The Supreme Court of Canada's decision in Fischer represents an important development in the law for companies and their regulators. The Court's finding that the OSC settlements did not preclude investors from certifying a class proceeding may affect the ability of regulators in general to reach settlements with corporations. Perhaps more importantly, when considering whether to co-operate with regulators, corporations should carefully evaluate the procedure and potential outcome of any settlement. A central problem for the defendants in Fischer was the lack of investor participation throughout the OSC process. Procedurally, companies may consider ways in which investors could be given the opportunity to participate in the regulatory process – by providing adequate notice or through consultation with an investors' committee, for example – to proactively address concerns that the regulatory process is inadequate.
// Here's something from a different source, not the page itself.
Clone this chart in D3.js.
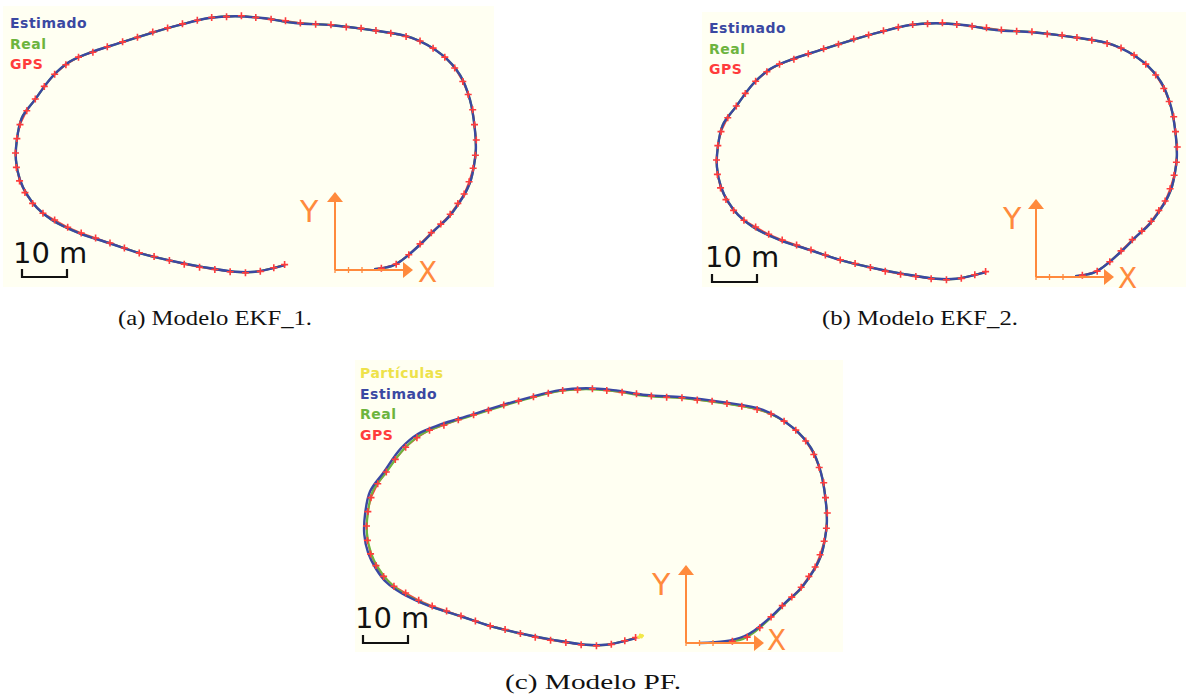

Substantively, companies should, at the very least, be able to explain and defend the method of calculating any compensation to show that the outcome of the regulatory proceeding is just.
The evidentiary and preferability analysis in Fischer dovetails with the Supreme Court's recent class actions jurisprudence, where it confirmed that indirect purchasers could adjudicate claims through a class proceeding. In our view, the overarching theme in the Supreme Court's dicta is a clear message to litigants: the battleground is no longer certification. Fischer represents the latest signal from Canada's top court that certification is largely procedural; the evidentiary threshold is low; and arguments about expert methodology, the plaintiffs' ability to prove their claims or the merits of the case have no place at a certification motion. Certification will still be contested by defendants, but the Court is pushing the real fight into the common issues trial. It is there that the evidence and merits are relevant. And, on the heels of the Microsoft trilogy and Fischer, parties are starting to prepare themselves for this paradigm shift.